Follow-up mechanism study on NO oxidation with vaporized H2O2 catalyzed by Fe2O3 in a fixed-bed reactor

Abstract

Nitric oxide (NO) oxidation with vaporized hydrogen peroxide (H2O2) catalyzed by hematite (Fe2O3) is conducted in a fixed-bed reactor. The XPS characterization of fresh and spent catalyst implies that the catalytic decomposition of H2O2 over the catalyst surface follows the Haber-Weiss mechanism. Studies on gas products and liquid products are carried out under different operation conditions. The experimental results show that the conversion of NO into NO2 or HNO3 with vaporized H2O2 is significantly promoted by Fe2O3 at low catalytic temperatures.

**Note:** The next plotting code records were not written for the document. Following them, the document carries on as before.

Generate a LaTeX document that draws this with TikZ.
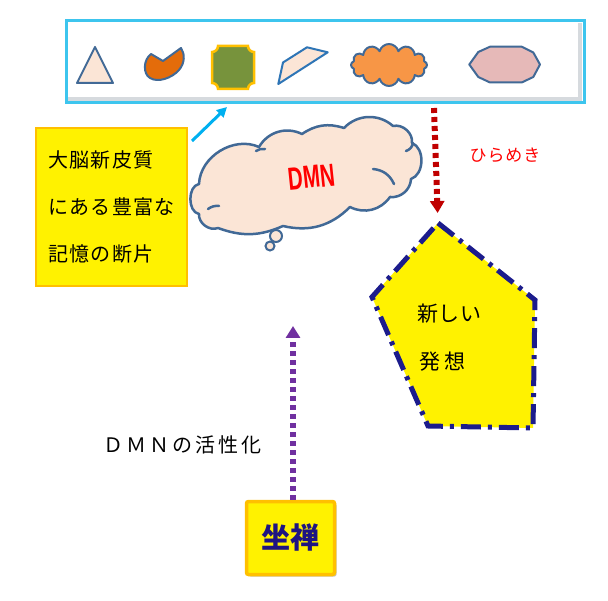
\documentclass[tikz,border=0pt]{standalone}
\usepackage{fontspec}
\usepackage{graphicx}
\usetikzlibrary{shapes.symbols,shapes.geometric,arrows.meta,shadows,calc}
\newfontfamily\jp{Noto Sans CJK JP}
\newfontfamily\lat{Liberation Sans}
\definecolor{barcyan}{RGB}{61,197,238}
\definecolor{bevel}{RGB}{214,218,222}
\definecolor{shapeblue}{RGB}{65,105,150}
\definecolor{linkblue}{RGB}{46,117,182}
\definecolor{peach}{RGB}{251,229,214}
\definecolor{pacorange}{RGB}{228,108,10}
\definecolor{plaquegreen}{RGB}{119,147,60}
\definecolor{gold}{RGB}{255,192,0}
\definecolor{cloudorange}{RGB}{247,150,70}
\definecolor{decapink}{RGB}{230,185,184}
\definecolor{arrowcyan}{RGB}{0,176,240}
\definecolor{darkred}{RGB}{192,0,0}
\definecolor{navy}{RGB}{28,28,140}
\definecolor{zenblue}{RGB}{30,20,130}
\definecolor{violet}{RGB}{112,48,160}
\begin{document}
\begin{tikzpicture}[x=1pt,y=-1pt,
  shp/.style={draw=shapeblue, line width=2pt, line join=round},
  cloudline/.style={draw=shapeblue, line width=2.5pt, line join=round, line cap=round},
  lbox/.style={draw=gold, line width=1.5pt, fill=yellow, inner sep=0pt},
  dotarrow/.style={line width=6pt, dash pattern=on 5pt off 4pt, -{Triangle[length=12pt,width=14pt]}},
  jptext/.style={inner sep=0pt}
]
\useasboundingbox (0,0) rectangle (608,601);
% top bar
\fill[bevel] (68,23) rectangle (582,101);
\fill[white] (68,23) rectangle (578,97);
\node[draw=barcyan, line width=3pt, minimum width=518pt, minimum height=82pt, inner sep=0pt] (bar) at (325,62) {};
% shapes in bar
\draw[shp, fill=peach] (77,83) -- (95,47) -- (113,83) -- cycle;
\draw[shp, fill=pacorange] (163,61) -- (151,54) .. controls (143,60) and (143,74) .. (150,78)
  .. controls (158,83) and (172,78) .. (179,70) .. controls (185,63) and (185,54) .. (181,48) -- cycle;
\draw[draw=gold, line width=2.5pt, fill=plaquegreen] (218,46) -- (248,46) arc[start angle=180,end angle=90,radius=6]
  -- (254,83) arc[start angle=270,end angle=180,radius=6]
  -- (218,89) arc[start angle=0,end angle=-90,radius=6]
  -- (212,52) arc[start angle=90,end angle=0,radius=6] -- cycle;
\draw[draw=linkblue, line width=2pt, line join=round, fill=peach] (283,62.5) -- (307,47.3) -- (327.7,52.3) -- (278.3,84) -- cycle;
\node[cloud, cloud puffs=12, aspect=1.8, shp, fill=cloudorange, minimum width=76pt, minimum height=42pt, inner sep=0pt] (smallcloud) at (389,65) {};
\draw[shp, fill=decapink] (469.3,64.5) -- (478.3,52) -- (490,46.7) -- (521.7,46.7) -- (533.3,52.5) -- (540,64.5)
  -- (533.3,77) -- (521.7,82.5) -- (490,82.5) -- (478.3,77) -- cycle;
% left box
\node[lbox, minimum width=151pt, minimum height=158pt, align=left,
  font=\jp\fontsize{20}{47}\selectfont\addfontfeature{LetterSpace=7}] (mem) at (111.5,207)
  {大脳新皮質\\にある豊富な\\記憶の断片};
\coordinate (ca1) at (192,141);
\coordinate (ca2) at (227,107);
\draw[arrowcyan, line width=3pt, -{Triangle[length=10pt,width=10pt]}] (ca1) -- (ca2);
% DMN cloud
\draw[cloudline, fill=peach] (199,184) to[bend left=56] (259,147) to[bend left=43] (302,134)
  to[bend left=26] (344,128) to[bend left=44] (393,126) to[bend left=55] (412,143)
  to[bend left=70] (411,179) to[bend left=47] (390,197) to[bend left=41] (350,207)
  to[bend left=29] (283,226) to[bend left=22] (218,228) to[bend left=58] (199,214)
  to[bend left=80] (199,184) -- cycle;
\draw[cloudline] (208,209) to[bend left=20] (219,206);
\draw[cloudline] (256,151) to[bend left=20] (265,149);
\draw[cloudline] (406,151) to[bend right=30] (413,143);
\draw[cloudline] (373,169) to[bend left=30] (394,184);
\node[circle, draw=shapeblue, line width=2pt, fill=peach, minimum size=12pt, inner sep=0pt] (bub1) at (276,236) {};
\node[circle, draw=shapeblue, line width=2pt, fill=peach, minimum size=9pt, inner sep=0pt] (bub2) at (270,246) {};
\node[jptext, text=red, rotate=6] (dmntext) at (312,177) {\scalebox{0.64}[1]{\lat\bfseries\fontsize{32}{32}\selectfont DMN}};
% red arrow
\coordinate (ra) at (434,108);
\coordinate (p1) at (438,223);
\coordinate (p2) at (535,300);
\coordinate (p3) at (533,428);
\coordinate (p4) at (428,426);
\coordinate (p5) at (372,297);
\draw[darkred, dotarrow, shorten >=10pt] (ra) -- (p1);
\node[jptext, text=red, font=\jp\fontsize{17}{17}\selectfont\addfontfeature{LetterSpace=5}] (hira) at (505,155) {ひらめき};
% pentagon
\draw[fill=yellow, draw=navy, line width=5pt, dash pattern=on 20pt off 7pt on 4pt off 7pt] (p1) -- (p2) -- (p3) -- (p4) -- (p5) -- cycle;
\node[jptext, anchor=west, font=\jp\fontsize{21}{21}\selectfont\addfontfeature{LetterSpace=2}] (new1) at (417,314) {新しい};
\node[jptext, anchor=west, font=\jp\fontsize{21}{21}\selectfont\addfontfeature{LetterSpace=20}] (new2) at (419,362) {発想};
% zazen
\node[draw=gold, line width=3.5pt, fill=yellow, rounded corners=2pt, minimum width=88pt, minimum height=73pt,
  drop shadow={shadow xshift=2pt, shadow yshift=-2pt, opacity=.45, fill=gray},
  text=zenblue, font=\jp\bfseries\fontsize{29}{29}\selectfont] (zazen) at (290.5,538) {坐禅};
\coordinate (pa) at (293,326);
\draw[violet, dotarrow] (zazen.north -| pa) -- (pa);
\node[jptext, anchor=west, font=\jp\fontsize{20}{20}\selectfont\addfontfeature{LetterSpace=15}] (act) at (103,445) {ＤＭＮの活性化};
\end{tikzpicture}
\end{document}
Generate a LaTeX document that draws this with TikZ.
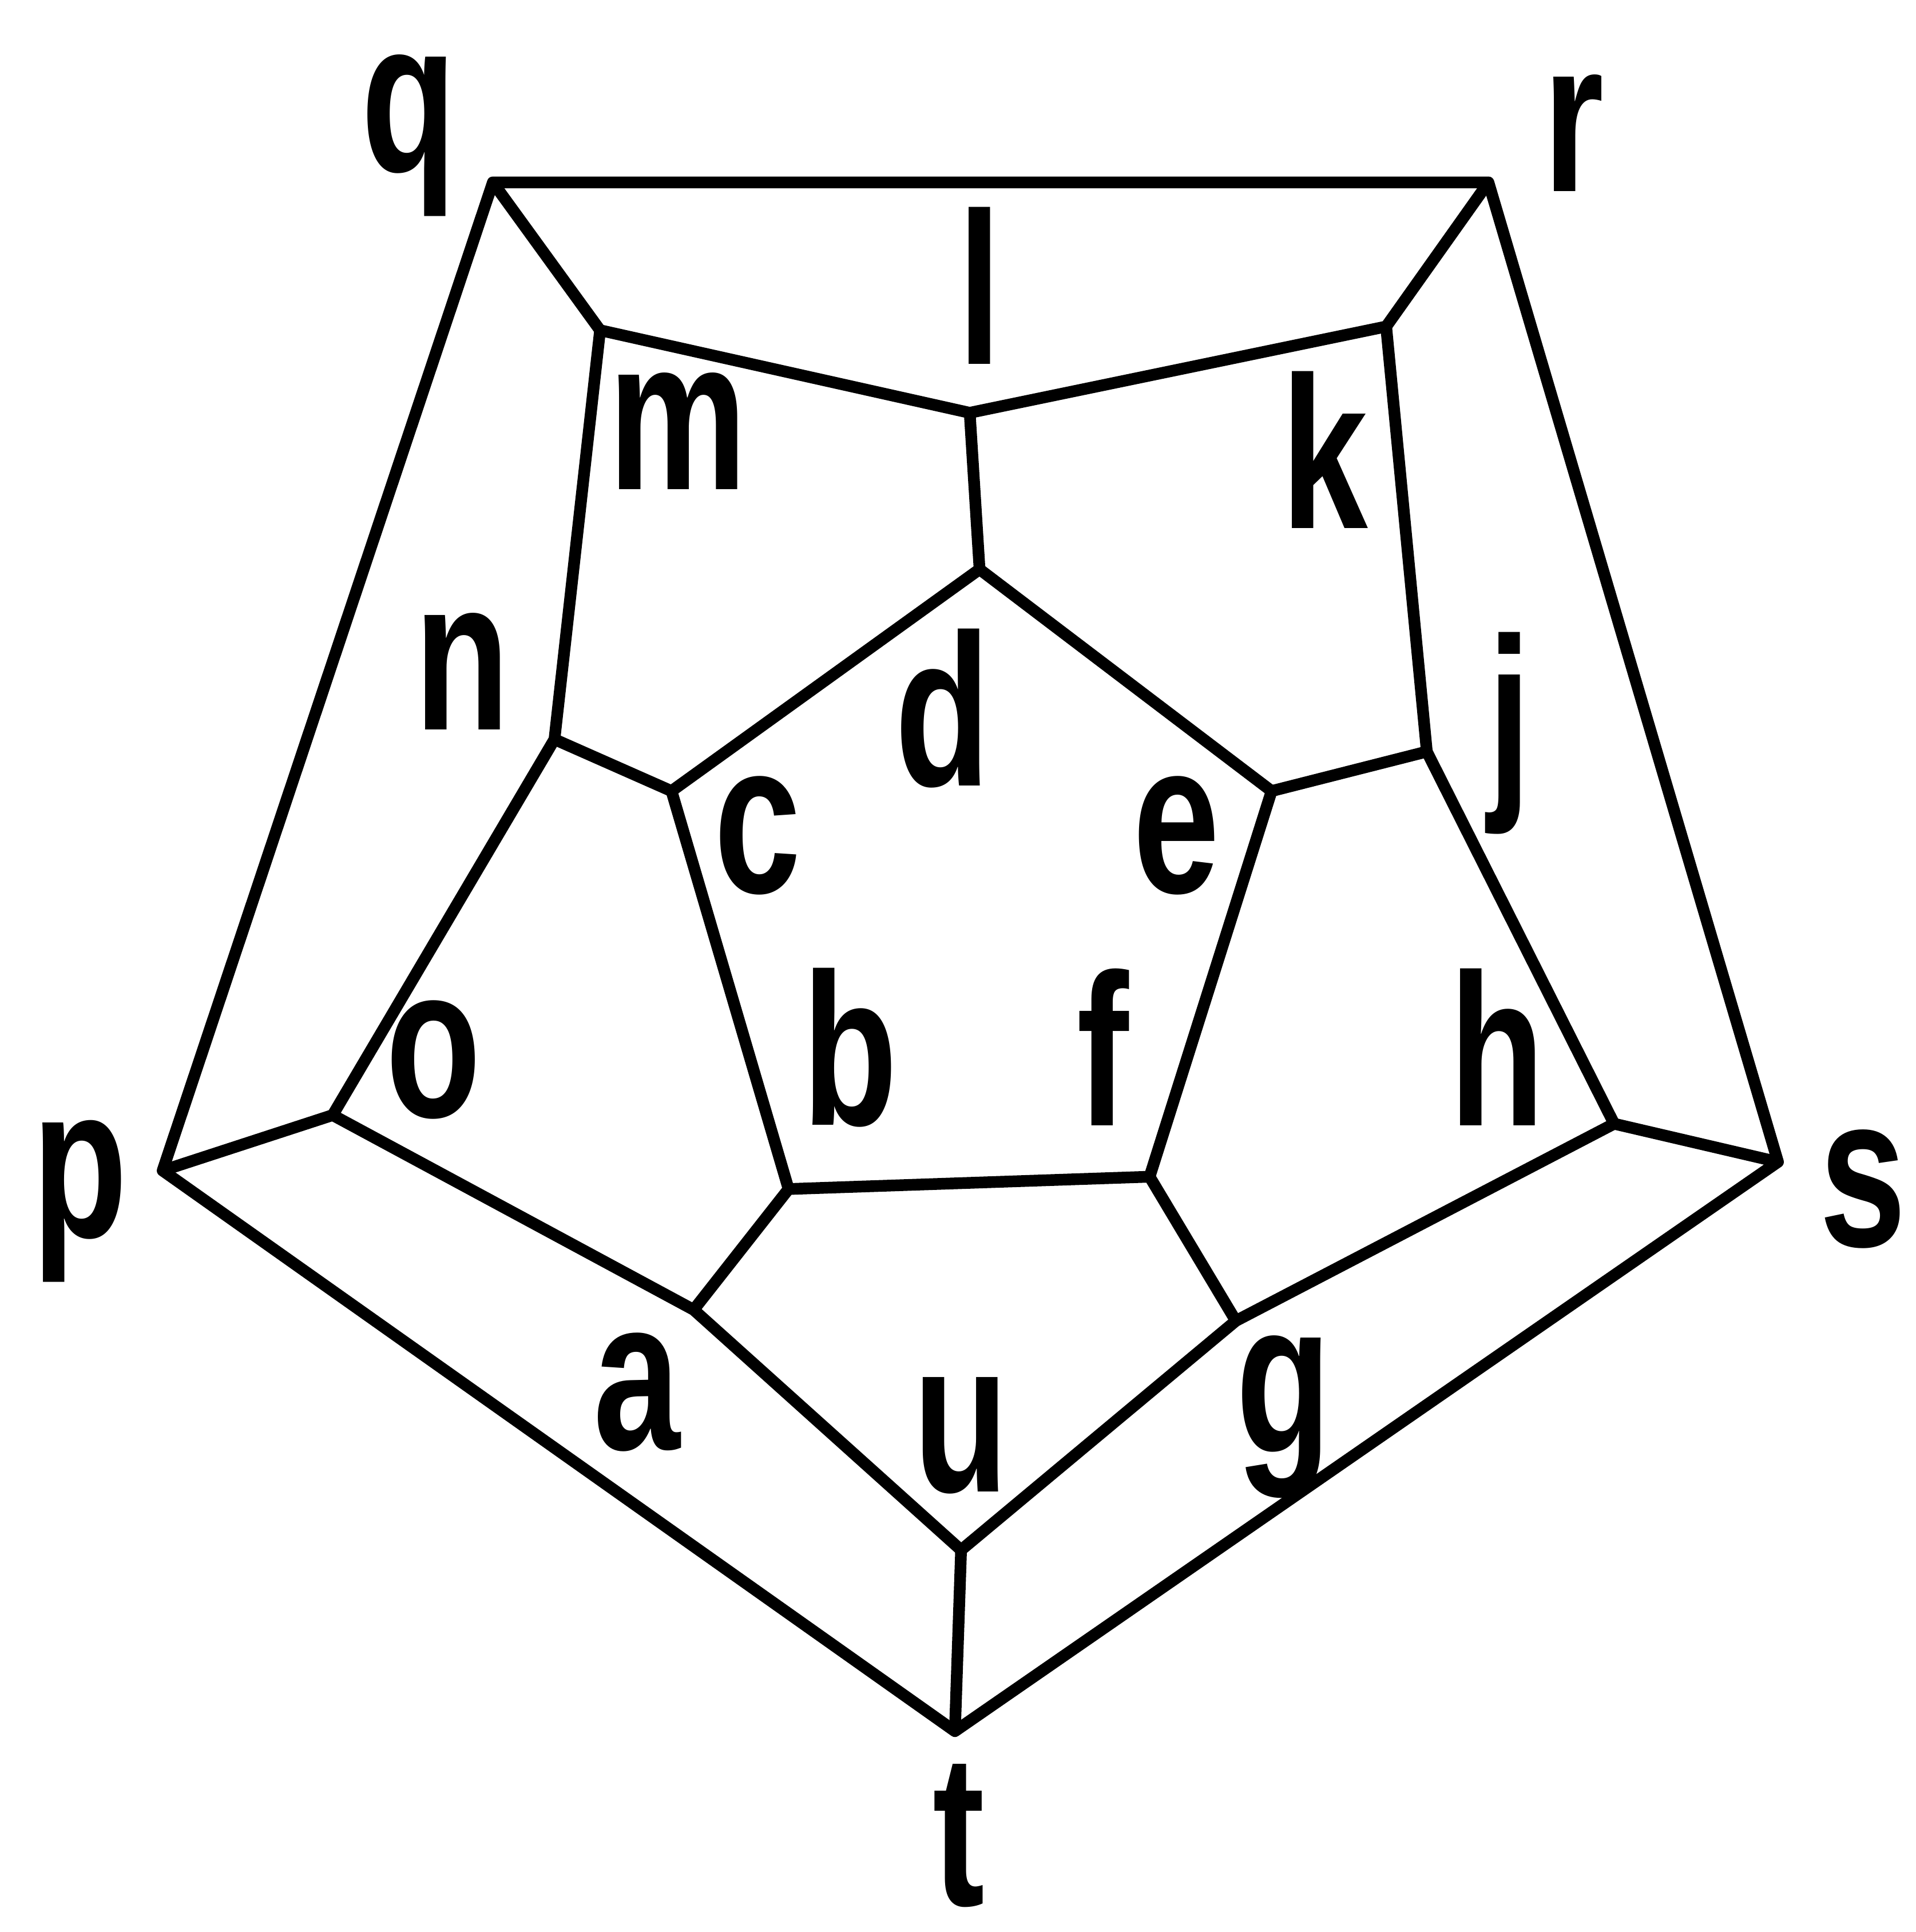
\documentclass[tikz,border=0pt]{standalone}
\usepackage{fontspec}
\newfontfamily\lblfont[FakeStretch=0.72]{Liberation Sans}
\usetikzlibrary{positioning}

\begin{document}
\begin{tikzpicture}[
    x=0.01cm, y=-0.01cm,
    edge/.style={line width=2.7pt, line join=round},
    lbl/.style={font=\lblfont\bfseries\fontsize{50}{50}\selectfont, inner sep=0pt}
]
\useasboundingbox (0,0) rectangle (1555,1568);

% --- Vértices exteriores ---
\coordinate (P) at (132,950);
\coordinate (Q) at (400,148);
\coordinate (R) at (1208,148);
\coordinate (S) at (1443,943);
\coordinate (T) at (775,1405);

% --- Anillo intermedio ---
\coordinate (O) at (270,905);
\coordinate (N) at (450,600);
\coordinate (M) at (487,268);
\coordinate (L) at (787,335);
\coordinate (K) at (1125,265);
\coordinate (J) at (1158,610);
\coordinate (H) at (1310,912);
\coordinate (G) at (1003,1072);
\coordinate (U) at (780,1258);
\coordinate (A) at (563,1063);

% --- Pentágono interior ---
\coordinate (D) at (795,462);
\coordinate (E) at (1032,642);
\coordinate (F) at (933,955);
\coordinate (B) at (640,965);
\coordinate (C) at (545,642);

% --- Aristas ---
\draw[edge] (P) -- (Q) -- (R) -- (S) -- (T) -- cycle;
\draw[edge] (O) -- (N) -- (M) -- (L) -- (K) -- (J) -- (H) -- (G) -- (U) -- (A) -- cycle;
\draw[edge] (D) -- (E) -- (F) -- (B) -- (C) -- cycle;
\draw[edge] (P) -- (O);
\draw[edge] (Q) -- (M);
\draw[edge] (R) -- (K);
\draw[edge] (S) -- (H);
\draw[edge] (T) -- (U);
\draw[edge] (N) -- (C);
\draw[edge] (L) -- (D);
\draw[edge] (J) -- (E);
\draw[edge] (G) -- (F);
\draw[edge] (A) -- (B);

% --- Etiquetas ---
\node[lbl] (lq) at (332,110) {q};
\node[lbl] (lr) at (1277,108) {r};
\node[lbl] (ll) at (795,232) {l};
\node[lbl] (lm) at (550,350) {m};
\node[lbl] (lk) at (1075,365) {k};
\node[lbl] (ln) at (375,545) {n};
\node[lbl] (lj) at (1225,595) {j};
\node[lbl] (ld) at (765,575) {d};
\node[lbl] (lc) at (615,678) {c};
\node[lbl] (le) at (955,678) {e};
\node[lbl] (lo) at (352,860) {o};
\node[lbl] (lb) at (690,850) {b};
\node[lbl] (lf) at (895,850) {f};
\node[lbl] (lh) at (1215,850) {h};
\node[lbl] (lp) at (65,975) {p};
\node[lbl] (ls) at (1512,965) {s};
\node[lbl] (la) at (517,1130) {a};
\node[lbl] (lu) at (780,1165) {u};
\node[lbl] (lg) at (1042,1150) {g};
\node[lbl] (lt) at (778,1490) {t};

\end{tikzpicture}
\end{document}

Among the temperature range of 80 °C–300 °C, the NO conversion achieves the highest at ca. 180 °C and subsequently, decreases with the catalytic temperature increased. The reaction rate of NO oxidation is obtained in a fixed-bed reactor and is modeled with four typical gas-solid catalytic kinetic models. According to the calculation results, the H2O2-adsorbed Eley-Rideal model gives the best fit among the four kinetic models. Finally, a possible reaction mechanism for NO oxidation with vaporized H2O2 catalyzed by Fe2O3 is proposed.